Нетрудно заметить, какую невзрачную фигуру представляет собой выведенный в этой беседе картезианец. Тот, кто еще так недавно казался гордым исполином, ниспровергающим заблуждения непросвещенных веков, теперь сам съежился и обернулся жалким карликом, комичным в своих претензиях на вселенскую мудрость. С картезианством произошло то же, что в тот же самый век Просвещения произошло с традиционной религией: они оказались по одну сторону, а потому атаки, обращенные на одно из них, по необходимости обращались и на другое[366]
.Но конечно, блестящий XVIII в., теперь представляющийся нам столетием победного шествия прогресса и неустанного восхищения разумом, был еще и столетием непрестанных войн, сожженных городов и усеянных телами в мундирах полей. Недаром Гельвеций заметил, что эпохи, благоприятствующие литературе, всегда наиболее богаты великими полководцами и государственными деятелями: «одно и то же солнце живит кедры и платаны»[367]
. И наконец, это было время разгула реакции, преследования литераторов и эмигрантов, не осмеливавшихся жить на родине. И тот же Гельвеций в предисловии к своей книге «О человеке» (напечатанной посмертно) писал: «В настоящее время истину можно найти только в запрещенных книгах, в остальных – лгут»[368]. Действительно, сколько многие книги из тех, что теперь считаются определяющими для французского Просвещения, были осуждены, а то и горели на площадях!Г. Т. Бокль, писавший о том времени, заметил: «сомнительно, чтобы и один человек из пятидесяти остался безнаказанным»[369]

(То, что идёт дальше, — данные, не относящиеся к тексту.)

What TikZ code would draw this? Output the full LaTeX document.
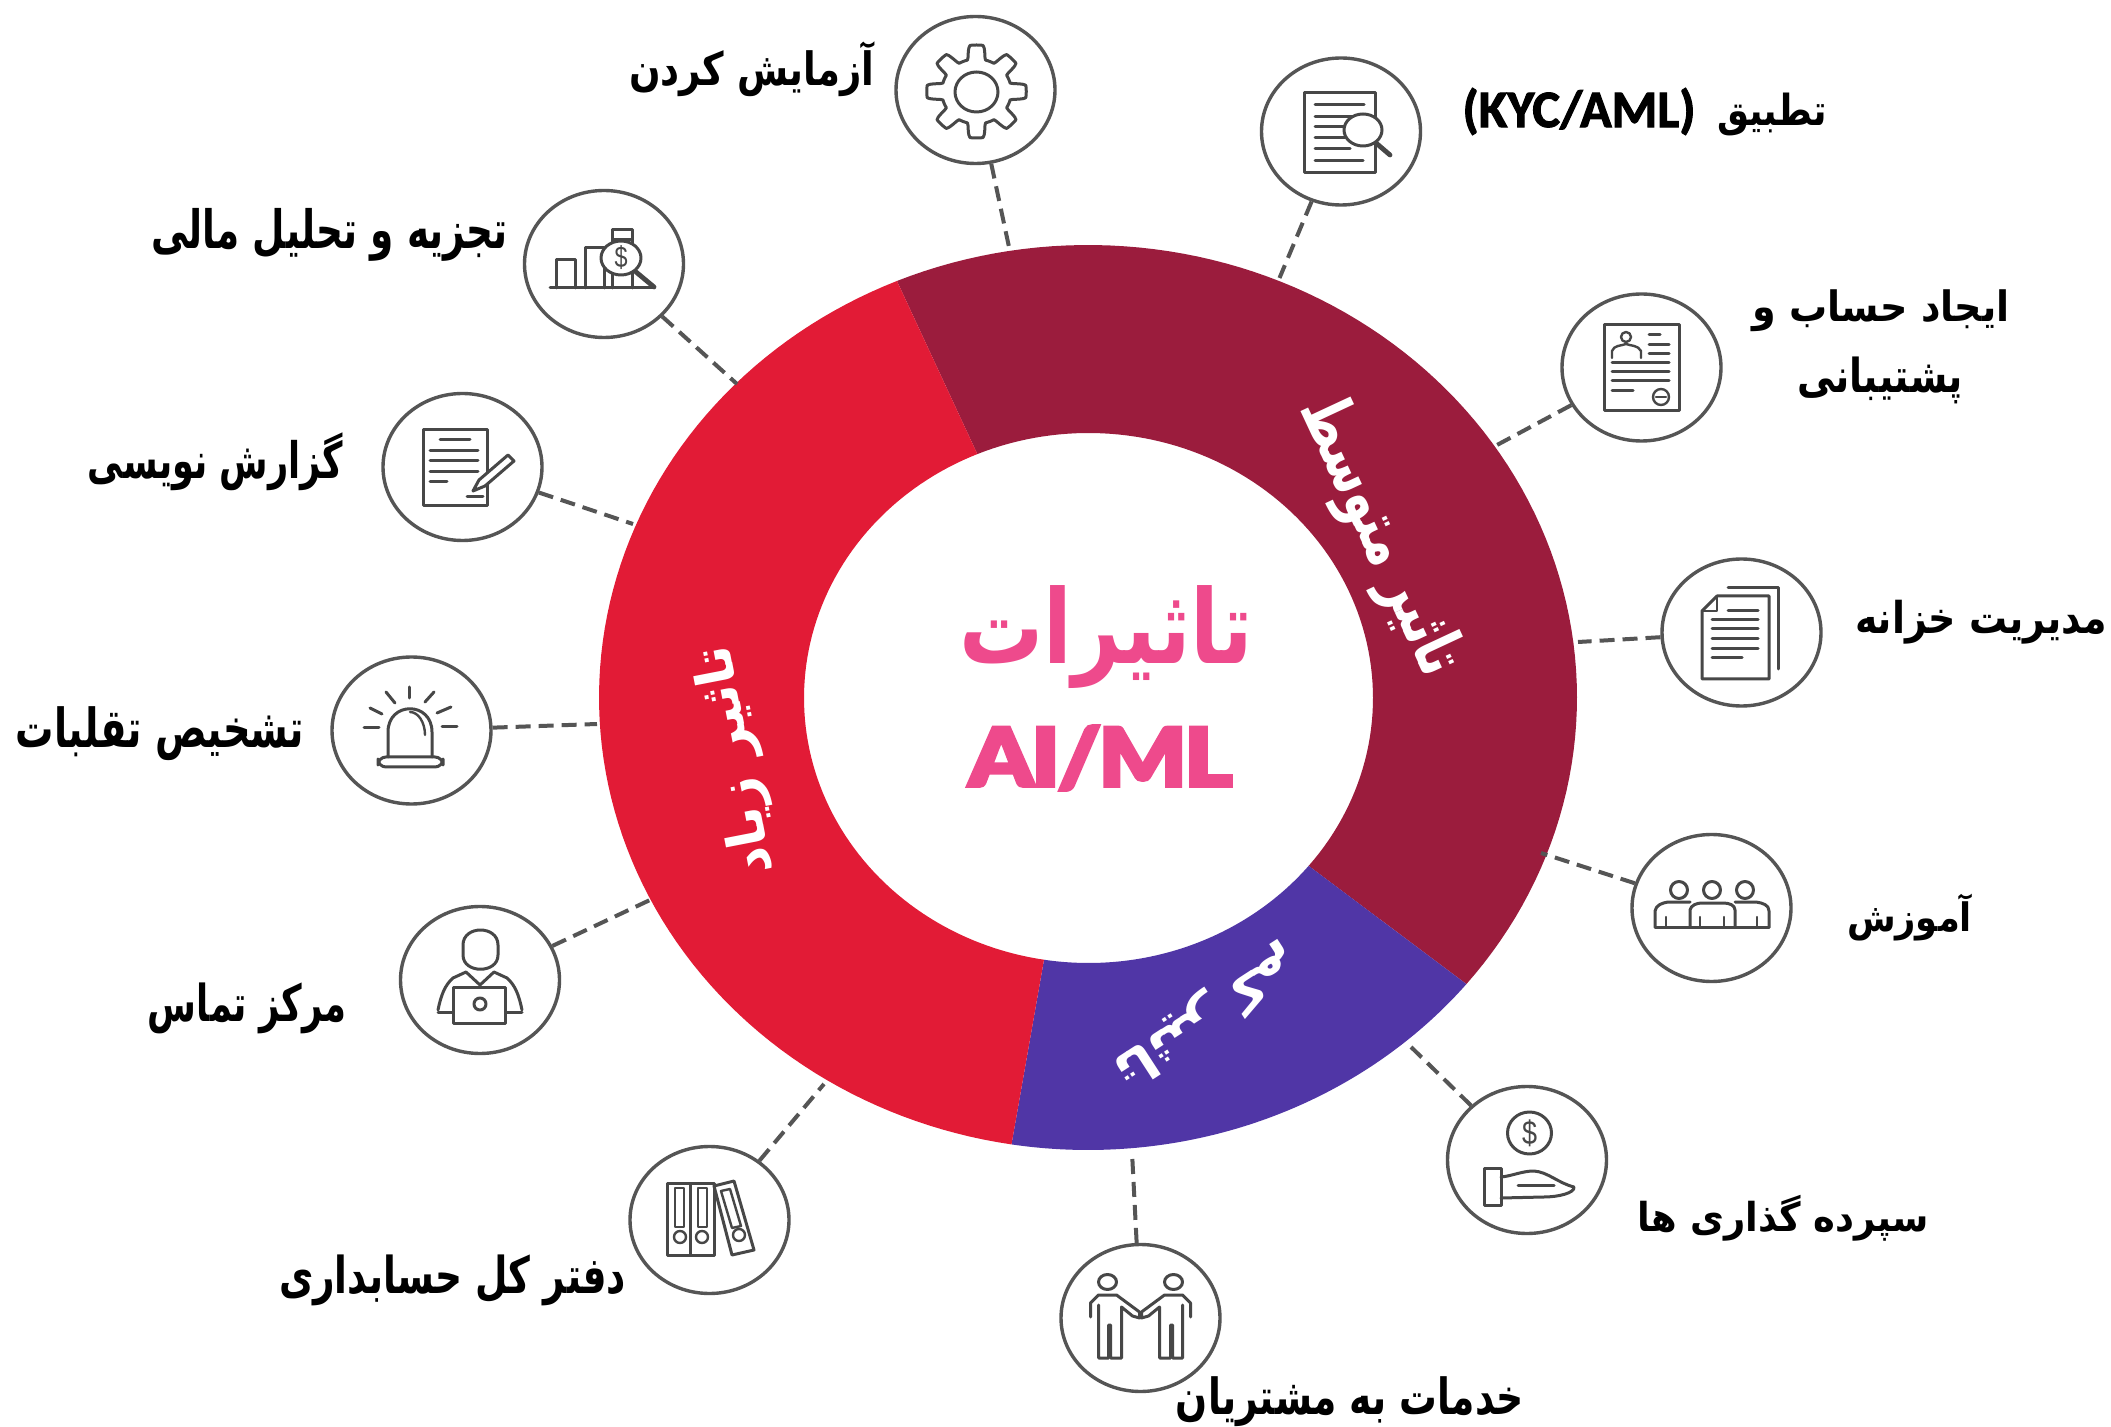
\documentclass[tikz,border=0pt]{standalone}
\usepackage{fontspec}
\usepackage{graphicx}
\usetikzlibrary{shapes.geometric}
\TeXXeTstate=1
\newfontfamily\arbold[Script=Arabic]{DejaVu Sans Bold}
\newfontfamily\kyc[FakeBold=2]{Carlito Bold}
\newfontfamily\heavy[FakeBold=3.5,LetterSpace=-3]{Lato Black}
\newfontfamily\dollarfont{Liberation Sans}
\newlength\pxu \setlength\pxu{0.5pt}
\newcommand\fitt[3]{\resizebox*{#1\pxu}{#2\pxu}{#3}}
\newcommand\arb[1]{{\arbold\beginR #1\endR}}
\definecolor{ringred}{HTML}{E21B36}
\definecolor{ringmaroon}{HTML}{9B1C3D}
\definecolor{ringpurple}{HTML}{5036A6}
\definecolor{hubpink}{HTML}{EE4A8C}
\definecolor{linegray}{HTML}{555555}
\tikzset{
  iconcircle/.style={shape=ellipse,draw=linegray,line width=1.7pt,minimum width=79.5pt,minimum height=73.5pt,inner sep=0pt,fill=white},
  dashlink/.style={draw=linegray,line width=2pt,dash pattern=on 7.5pt off 4pt},
  icon/.style={draw=black!72,line width=1.5pt,line join=round,line cap=round},
  thinicon/.style={draw=black!72,line width=1.2pt,line join=round,line cap=round},
  lab/.style={inner sep=0pt,text=black},
  ringlab/.style={inner sep=0pt,text=white},
  dollar/.style={inner sep=0pt,text=black!72,font=\dollarfont}
}
\newcommand\seg[3]{\fill[#1] plot[domain=#2:#3,samples=90] ({1088+489*cos(\x)},{697.5-452.5*sin(\x)}) -- plot[domain=#3:#2,samples=90] ({1088.5+284.5*cos(\x)},{698-265*sin(\x)}) -- cycle;}
\begin{document}
\begin{tikzpicture}[x=0.5pt,y=-0.5pt]
\fill[white] (0,0) rectangle (2111,1427);
\useasboundingbox (0,0) rectangle (2111,1427);
% ring
\seg{ringmaroon}{-39.3}{113}
\seg{ringpurple}{-99}{-39.3}
\seg{ringred}{113}{261}
% ring ends of connectors
\coordinate (r1) at (1009,247);
\coordinate (r2) at (1279.5,278);
\coordinate (r3) at (1497,445);
\coordinate (r4) at (1578,642);
\coordinate (r5) at (1541,853);
\coordinate (r6) at (1411,1047);
\coordinate (r7) at (1132,1152);
\coordinate (r8) at (824,1084);
\coordinate (r9) at (650,900);
\coordinate (r10) at (597,724);
\coordinate (r11) at (633,524);
\coordinate (r12) at (737,384);
% icon circles
\node[iconcircle] (c1) at (975.5,90) {};
\node[iconcircle] (c2) at (1341,131.5) {};
\node[iconcircle] (c3) at (1641.5,367.5) {};
\node[iconcircle] (c4) at (1741.5,632.5) {};
\node[iconcircle] (c5) at (1711.5,908) {};
\node[iconcircle] (c6) at (1527,1160) {};
\node[iconcircle] (c7) at (1140.5,1318) {};
\node[iconcircle] (c8) at (709.5,1220) {};
\node[iconcircle] (c9) at (480,980) {};
\node[iconcircle] (c10) at (411.5,730.5) {};
\node[iconcircle] (c11) at (462.5,467) {};
\node[iconcircle] (c12) at (604,264) {};
\foreach \i in {1,...,12} {\draw[dashlink] (c\i) -- (r\i);}
% 1 gear
\draw[icon] plot[smooth,domain=0:360,samples=193] ({976.5+1.07*(39.5+7*max(-1,min(1,2.5*cos(8*\x))))*cos(\x)},{91.5-(39.5+7*max(-1,min(1,2.5*cos(8*\x))))*sin(\x)}) -- cycle;
\draw[icon] (976.5,92) circle[x radius=21.5,y radius=20];
% 2 KYC document
\draw[icon] (1304,93) rectangle (1375,173);
\foreach \y/\e in {105/1364,117/1352,127/1345,138/1345,149/1350,161/1363} {\draw[icon] (1315,\y) -- (\e,\y);}
\draw[icon,fill=white] (1363,130) circle[x radius=19,y radius=16];
\draw[icon,line width=2.4pt] (1376,143) -- (1390,155);
% 3 account form
\draw[icon] (1604,325) rectangle (1679,411);
\draw[thinicon] (1626,337) circle[radius=5];
\draw[thinicon] (1612,358) -- (1612,351) .. controls (1614,345) and (1621,346) .. (1626,344) .. controls (1631,346) and (1638,345) .. (1641,351) -- (1641,358);
\foreach \a/\b/\y in {1649/1660/335,1649/1669/345,1649/1669/354,1612/1669/363,1612/1669/372,1612/1669/381,1612/1633/391} {\draw[icon] (\a,\y) -- (\b,\y);}
\draw[thinicon] (1661,397) circle[radius=8];
\draw[thinicon] (1656,397) -- (1666,397);
% 4 treasury documents
\draw[icon] (1717,596) -- (1769,596) -- (1769,679) -- (1702,679) -- (1702,611) -- cycle;
\draw[thinicon] (1702,611) -- (1717,611) -- (1717,596);
\draw[icon] (1728,588) -- (1778,588) -- (1778,669);
\foreach \a/\y in {1728/611,1712/620,1712/629,1712/639,1712/649} {\draw[icon] (\a,\y) -- (1758,\y);}
\draw[icon] (1712,658) -- (1742,658);
% 5 training people
\foreach \x in {1679,1712,1745} {\draw[icon] (\x,890) circle[radius=8.5];}
\draw[icon] (1655,927) -- (1769,927);
\draw[icon] (1655,927) -- (1655,911) .. controls (1656,905) and (1662,903) .. (1668,902) -- (1690,902);
\draw[icon] (1690,927) -- (1690,910) .. controls (1691,905) and (1697,903) .. (1702,903) -- (1723,903) .. controls (1729,903) and (1735,905) .. (1735,910) -- (1735,927);
\draw[icon] (1735,902) -- (1756,902) .. controls (1763,903) and (1769,905) .. (1769,911) -- (1769,927);
\foreach \x in {1666,1700,1724,1757} {\draw[thinicon] (\x,917) -- (\x,927);}
% 6 deposit hand and coin
\draw[icon] (1529.5,1133) circle[x radius=22,y radius=21];
\node[dollar] (d6) at (1529.5,1133) {\fitt{15}{27}{\$}};
\draw[icon] (1484,1168) rectangle (1501,1205);
\draw[icon] (1501,1177) .. controls (1512,1176) and (1522,1171) .. (1534,1171) .. controls (1548,1172) and (1558,1183) .. (1574,1187) .. controls (1575,1193) and (1558,1197) .. (1544,1197) -- (1501,1198);
\draw[icon] (1518,1185) -- (1554,1185);
% 7 handshake people
\foreach \s in {1,-1} {
\begin{scope}[shift={(1140.5,0)},xscale=\s]
\draw[icon] (-33,1282) circle[x radius=9,y radius=7.5];
\draw[icon] (-50,1317) -- (-50,1303) -- (-42,1295) -- (-24,1295) -- (-1,1312) -- (-1,1318) -- (-8,1316) -- (-19,1307) -- (-19,1358) -- (-30,1358) -- (-30,1325) -- (-32,1325) -- (-32,1358) -- (-42,1358) -- (-42,1305);
\end{scope}}
% 8 ledger binders
\draw[icon] (667,1183) rectangle (690,1255);
\draw[icon] (690,1183) rectangle (714,1255);
\draw[icon] (714,1186) -- (734,1181) -- (754,1250) -- (732,1255) -- cycle;
\draw[thinicon] (675,1188) rectangle (684,1227);
\draw[thinicon] (698,1188) rectangle (707,1227);
\draw[thinicon] (721,1191) -- (730,1189) -- (741,1226) -- (732,1228) -- cycle;
\foreach \x/\y in {680/1237,702/1237,739/1235} {\draw[thinicon] (\x,\y) circle[radius=6];}
% 9 contact person with laptop
\draw[icon] (463,945) .. controls (463,925) and (498,925) .. (498,945) -- (498,955) .. controls (498,974) and (463,974) .. (463,955) -- cycle;
\draw[icon] (438,1010) .. controls (441,995) and (445,985) .. (453,978) -- (466,972) -- (480,985) -- (494,972) -- (507,978) .. controls (515,985) and (519,995) .. (522,1010);
\draw[icon] (438,1012) -- (453,1012);
\draw[icon] (505,1012) -- (522,1012);
\draw[icon,fill=white] (453,987) rectangle (505,1023);
\draw[icon] (480,1004) circle[radius=6];
% 10 alarm
\draw[icon,rounded corners=4pt] (378,757) rectangle (443,767);
\draw[icon] (388,757) -- (388,732) .. controls (388,701) and (432,701) .. (432,732) -- (432,757);
\draw[thinicon] (410,712) .. controls (418,712) and (425,722) .. (425,735);
\foreach \a/\b/\c/\d in {409/687/409/698,386/692/395/703,370/708/382/714,364/728/379/728,425/702/434/692,437/713/451/707,442/727/457/727} {\draw[icon] (\a,\b) -- (\c,\d);}
% 11 reports document and pencil
\draw[icon] (423,430) rectangle (487,506);
\foreach \a/\b/\y in {440/470/440,430/478/451,430/478/461,430/478/472,430/447/482,467/483/497} {\draw[icon] (\a,\y) -- (\b,\y);}
\draw[icon,fill=white] (473,491) -- (479,480) -- (508,455) -- (514,461) -- (485,486) -- cycle;
% 12 analysis chart
\draw[icon] (550,288) -- (654,288);
\draw[icon] (556,288) -- (556,260) -- (575,260) -- (575,288);
\draw[icon] (585,288) -- (585,248) -- (604,248) -- (604,288);
\draw[icon] (612,288) -- (612,238);
\draw[icon] (632,288) -- (632,238);
\draw[icon] (612,230) rectangle (632,240);
\draw[icon,fill=white] (621,258) circle[x radius=20,y radius=17];
\node[dollar] (d12) at (621,258) {\fitt{13}{24}{\$}};
\draw[icon,line width=2.4pt] (636,272) -- (654,287);
% outer labels
\node[lab] (t1) at (751.5,69) {\fitt{245}{55}{\arb{آزمایش کردن}}};
\node[lab] (t2a) at (1772,115) {\fitt{110}{43}{\arb{تطبیق}}};
\node[lab] (t2b) at (1579,111.5) {\fitt{233}{47}{{\kyc (KYC/AML)}}};
\node[lab] (t3a) at (1881,311) {\fitt{257}{42}{\arb{ایجاد حساب و}}};
\node[lab] (t3b) at (1880,380) {\fitt{166}{47}{\arb{پشتیبانی}}};
\node[lab] (t4) at (1981,622) {\fitt{252}{44}{\arb{مدیریت خزانه}}};
\node[lab] (t5) at (1909.5,918) {\fitt{125}{47}{\arb{آموزش}}};
\node[lab] (t6) at (1783.5,1218) {\fitt{291}{46}{\arb{سپرده گذاری ها}}};
\node[lab] (t7) at (1350,1402) {\fitt{348}{50}{\arb{خدمات به مشتریان}}};
\node[lab] (t8) at (452.5,1280) {\fitt{347}{51}{\arb{دفتر کل حسابداری}}};
\node[lab] (t9) at (247,1008) {\fitt{198}{51}{\arb{مرکز تماس}}};
\node[lab] (t10) at (160,734) {\fitt{288}{54}{\arb{تشخیص تقلبات}}};
\node[lab] (t11) at (215.5,462) {\fitt{255}{58}{\arb{گزارش نویسی}}};
\node[lab] (t12) at (329.5,235) {\fitt{357}{53}{\arb{تجزیه و تحلیل مالی}}};
% ring labels
\node[ringlab,rotate=101] (rl1) at (737,760) {\fitt{232}{54}{\arb{تاثیر زیاد}}};
\node[ringlab,rotate=-65] (rl2) at (1379,537) {\fitt{300}{68}{\arb{تاثیر متوسط}}};
\node[ringlab,rotate=-147] (rl3) at (1206,1016) {\fitt{212}{50}{\arb{تاثیر کم}}};
% hub
\node[inner sep=0pt,text=hubpink] (hub1) at (1106.5,637.5) {\fitt{294}{103}{\arb{تاثیرات}}};
\node[inner sep=0pt,text=hubpink] (hub2) at (1100.5,758) {\fitt{264}{65}{{\heavy AI/ML}}};
\end{tikzpicture}
\end{document}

. Таким образом, занятие философией могло стать и действительно становилось делом смертельно опасным. Нет ничего удивительного в той горечи, с какой Гельвеций в конце 1760-х гг. писал:Мое отечество подпало в конце концов под иго деспотизма, и отныне оно не будет уже порождать знаменитых писателей. Деспотизм обладает тем свойством, что он подавляет мысль в умах и добродетель в душах.
Этот народ уже не сумеет снова прославить имя французов. Эта опустившаяся нация есть теперь предмет презрения для всей Европы. Никакой спасительный кризис не вернет ей свободы. Она погибнет от истощения. Единственным средством против ее бедствий является ее завоевание, и только случай и обстоятельства могут решить, насколько действенно такое средство.
[…]
С каждым днем здесь все меньше будут придавать значения просвещению, ибо с каждым днем оно будет здесь становиться все менее полезным; оно будет просвещать французов относительно пагубности деспотизма, не доставляя им средств избавиться от него[370]
.Кризис, столь же спасительный, сколь и разрушительный, скоро грянет, и хотя прогноз Гельвеция не оправдается, его мрачное отчаяние многое говорит о настроениях интеллектуалов второй половины XVIII в.
Наконец, стоит сказать еще об одной черте французской философии XVIII столетия. Дело в том, что философы в это время стали весьма заметными политическими мыслителями, тогда как онтологические или эпистемологические вопросы в их творчестве отошли на второй план. Причин тому было много. Французские интеллектуалы напряженно переживали свое политическое отставание от Англии, которая, пройдя в XVII в. через ряд революционных потрясений, стала свободной страной, все граждане которой были так или иначе причастны к правлению. Контраст с абсолютной монархией, произволом королевских чиновников и деспотического правления был огромен. Поэтому французские философы своей первоочередной задачей естественно считали преобразование общественного устройства своей страны, а не разрешение метафизических задач.